У Чорана и Зонтаг было много общего и не только в политических взглядах. Оба стремились уйти от маргинальности к универсальности. Оба пришли к тому, что надо двигаться к идеалу духа, свойственному XVIII веку. Оба в молодости были маниакально амбициозными. Оба страдали бессонницей. Чем больше их работы были крайне автобиографичны, тем сильнее они прятали свои признания. «Все мои книги – в той или иной мере завуалированные признания», – говорил Чоран. Зонтаг могла бы вполне подписаться под этой фразой. И вот еще одна цитата Зонтаг, свидетельствующая о том, что ей была близка эта тема: «Единственное искреннее признание – то, что мы делаем необдуманно, говоря о других».
Чоран и Зонтаг в молодости придерживались радикальных политических взглядов. Чоран принадлежал «нации людей-никто» и мечтал о «реформированном обществе, которое подходило бы его самоощущению»
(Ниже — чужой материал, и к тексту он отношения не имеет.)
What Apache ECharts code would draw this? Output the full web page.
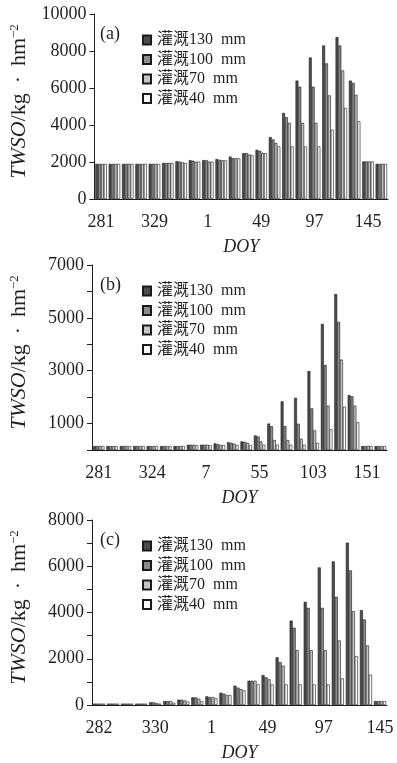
<!DOCTYPE html>
<html>
<head>
<meta charset="utf-8">
<script src="https://cdn.jsdelivr.net/npm/echarts@6/dist/echarts.min.js"></script>
<style>
  html, body { margin: 0; padding: 0; background: #fff; }
  #chart { width: 397px; height: 763px; }
</style>
</head>
<body>
<div id="chart"></div>
<script>
// 图例名称
const names = ['灌溉130  mm', '灌溉100  mm', '灌溉70  mm', '灌溉40  mm']

// (a)
const aDoy = ['281', '293', '305', '317', '329', '341', '353', '365', '1', '13', '25', '37', '49', '61', '73', '85', '97', '109', '121', '133', '145', '157']
const a130 = [1900, 1900, 1900, 1900, 1900, 1950, 2040, 2100, 2100, 2160, 2290, 2480, 2660, 3350, 4650, 6400, 7650, 8300, 8750, 6400, 2030, 1900]
const a100 = [1900, 1900, 1900, 1900, 1900, 1950, 2020, 2070, 2100, 2120, 2200, 2480, 2610, 3220, 4420, 6070, 6070, 7330, 8300, 6280, 2030, 1900]
const a70 = [1900, 1900, 1900, 1900, 1900, 1950, 1980, 2020, 2020, 2090, 2200, 2410, 2500, 3030, 4120, 4120, 4120, 5600, 6950, 5630, 2030, 1900]
const a40 = [1900, 1900, 1900, 1900, 1900, 1950, 1950, 2020, 2020, 2090, 2200, 2360, 2480, 2840, 2840, 2840, 2840, 3750, 4920, 4200, 2030, 1900]

// (b)
const bDoy = ['281', '292', '303', '313', '324', '335', '346', '356', '7', '19', '31', '43', '55', '67', '79', '91', '103', '115', '127', '139', '151', '163']
const b130 = [150, 150, 150, 150, 150, 150, 150, 200, 200, 250, 290, 325, 550, 1000, 1840, 1975, 2990, 4770, 5900, 2080, 150, 150]
const b100 = [150, 150, 150, 150, 150, 150, 150, 200, 200, 225, 275, 310, 510, 900, 900, 990, 1575, 3220, 4850, 2030, 150, 150]
const b70 = [150, 150, 150, 150, 150, 150, 150, 200, 200, 190, 240, 275, 325, 375, 375, 425, 740, 1680, 3420, 1680, 150, 150]
const b40 = [150, 150, 150, 150, 150, 150, 150, 180, 180, 190, 190, 190, 200, 200, 200, 200, 275, 780, 1640, 1050, 150, 150]

// (c)
const cDoy = ['282', '294', '306', '318', '330', '342', '354', '365', '1', '13', '25', '37', '49', '61', '73', '85', '97', '109', '121', '133', '145']
const c130 = [60, 60, 60, 60, 115, 170, 230, 330, 375, 530, 835, 1050, 1295, 2060, 3650, 4460, 5950, 6210, 7020, 4100, 170]
const c100 = [60, 60, 60, 60, 115, 170, 230, 330, 345, 490, 750, 1050, 1195, 1855, 3340, 4200, 4200, 4680, 5820, 3700, 170]
const c70 = [60, 60, 60, 60, 85, 170, 200, 275, 345, 430, 690, 1050, 1110, 1700, 2370, 2370, 2370, 2790, 4060, 2575, 170]
const c40 = [60, 60, 60, 60, 60, 100, 145, 160, 290, 430, 630, 890, 890, 890, 890, 890, 890, 1150, 2115, 1310, 170]

const colors = ['#4d4d4d', '#8c8c8c', '#c6c6c6', '#ffffff']
const serif = '"Liberation Serif", "Noto Sans CJK SC", serif'
const ink = '#231f20'

const panels = [
  { tag: '(a)', doy: aDoy, values: [a130, a100, a70, a40], top: 14, width: 302, max: 10000, interval: 2000, every: 2000 },
  { tag: '(b)', doy: bDoy, values: [b130, b100, b70, b40], top: 265, width: 301, max: 7000, interval: 1000, every: 2000, offset: 1000 },
  { tag: '(c)', doy: cDoy, values: [c130, c100, c70, c40], top: 520, width: 301, max: 8000, interval: 1000, every: 2000 },
]

const option = {
  animation: false,
  textStyle: { fontFamily: serif },
  title: [],
  legend: [],
  grid: [],
  xAxis: [],
  yAxis: [],
  series: [],
}

panels.forEach((p, i) => {
  option.grid.push({ left: 86, top: p.top, width: p.width, height: 185 })

  option.title.push({
    text: p.tag,
    left: 95,
    top: p.top + 6,
    textStyle: { fontFamily: serif, fontSize: 18, fontWeight: 'normal', color: ink },
  })

  option.legend.push({
    data: names,
    orient: 'vertical',
    left: 137,
    top: p.top + 13,
    itemWidth: 8,
    itemHeight: 9,
    itemGap: 3.5,
    icon: 'rect',
    textStyle: { fontFamily: serif, fontSize: 16, color: ink, lineHeight: 16, padding: [0, 0, 0, 1] },
    selectedMode: false,
  })

  option.xAxis.push({
    type: 'category',
    gridIndex: i,
    data: p.doy,
    name: 'DOY',
    nameLocation: 'middle',
    nameGap: 39,
    nameTextStyle: { fontFamily: serif, fontSize: 18, fontStyle: 'italic', color: ink },
    axisLine: { lineStyle: { color: ink, width: 1 } },
    axisTick: { alignWithLabel: false, length: 4, lineStyle: { color: ink } },
    axisLabel: { interval: 3, margin: 14, fontFamily: serif, fontSize: 18, color: ink },
    splitLine: { show: false },
  })

  option.yAxis.push({
    type: 'value',
    gridIndex: i,
    min: 0,
    max: p.max,
    interval: p.interval,
    name: '{i|TWSO}{r|/kg\u2009 · \u2009hm}{s|−2}',
    nameLocation: 'middle',
    nameGap: 61,
    nameRotate: 90,
    nameTextStyle: {
      padding: [0, 0, 0, 10],
      rich: {
        i: { fontFamily: serif, fontSize: 22, fontStyle: 'italic', color: ink },
        r: { fontFamily: serif, fontSize: 22, color: ink },
        s: { fontFamily: serif, fontSize: 13, color: ink, verticalAlign: 'top', padding: [0, 0, 10, 0] },
      },
    },
    axisLine: { show: true, lineStyle: { color: ink, width: 1 } },
    axisTick: { show: true, length: 5, lineStyle: { color: ink } },
    axisLabel: {
      margin: 8,
      fontFamily: serif,
      fontSize: 18,
      color: ink,
      formatter: (v) => ((v - (p.offset || 0)) % p.every === 0 && v >= (p.offset || 0) ? String(v) : ''),
    },
    splitLine: { show: false },
  })

  p.values.forEach((vals, k) => {
    option.series.push({
      name: names[k],
      type: 'bar',
      xAxisIndex: i,
      yAxisIndex: i,
      data: vals,
      barGap: '0%',
      barCategoryGap: '14%',
      itemStyle: { color: colors[k], borderColor: '#1a1a1a', borderWidth: 0.6 },
    })
  })
})

const chart = echarts.init(document.getElementById('chart'))
chart.setOption(option)
window.addEventListener('resize', () => chart.resize())
</script>
</body>
</html>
[727]. Для него революция была мечтой личного счастья, провал революции он воспринимал как провал самого себя. После Второй мировой войны Чоран признал вердикт истории и ту скромную роль, которую та ему отвела. «Может показаться смешным, что Чоран поддерживает идею отказа от вульгарного соблазна быть счастливым и «тупика счастья», – писала Зонтаг. Она выросла, «буквально не смея ожидать счастья», и поэтому прекрасно знала, что Чоран имел в виду
[728].
Несмотря на то что у Чорана и Зонтаг было много общего, в конце эссе Сьюзен утверждает, что ее настоящим идеалом является Джон Кейдж. Она назвала труды Чорана «руководством хорошего духовного вкуса», который может «помочь сохранить свою жизнь от того, чтобы ее не превратили в объект, в вещь». Несмотря на некоторую долю снисхождения в первой фразе, она поддерживала эти мысли и не хотела становиться машиной – идеалом Уорхола. Ей казалось, что мысли Кейджа являются более фундаментальными. Его философию она назвала «не менее радикальной и духовно амбициозной, чем у Чорана», в том числе и потому, что Кейдж «отказывается признавать эти темы»
[729].
Кейдж с безразличием относился к разнице между хорошим и плохим вкусом, равно как и к лаконичному литературному французскому стилю XVIII века. Он предлагал бежать от крушения самоанализа в «мир, в котором нет предпочтений делать что-то, кроме того, что мы делаем, и находиться в каком-то другом месте, а не там, где мы находимся»
[730]. Он был сторонником одного из вариантов философии Дзен, которая не требовала ни героического отрешения, ни проекта самоулучшения длиной в целую жизнь. «Совершенно не раздражает находиться там, где ты сейчас находишься, – говорил он – Раздражает думать о том, что ты хочешь находиться где-то в другом месте»
[731]. Такой подход давал возможность стать счастливым, но для людей, подобных Чорану, был закрыт. Сьюзен тоже не была согласна с этим взглядом на мир, с признанием себя таким, какой ты есть. Для Зонтаг, точно так же как и для Фрейда и Чорана, главной целью является знание. «Облегчение, конечно, точно не является намерением Чорана, – писала она. – Его цель – это диагноз». За словом «конечно» скрывается ее уверенность в том, что состояние отсутствия счастья неизбежно.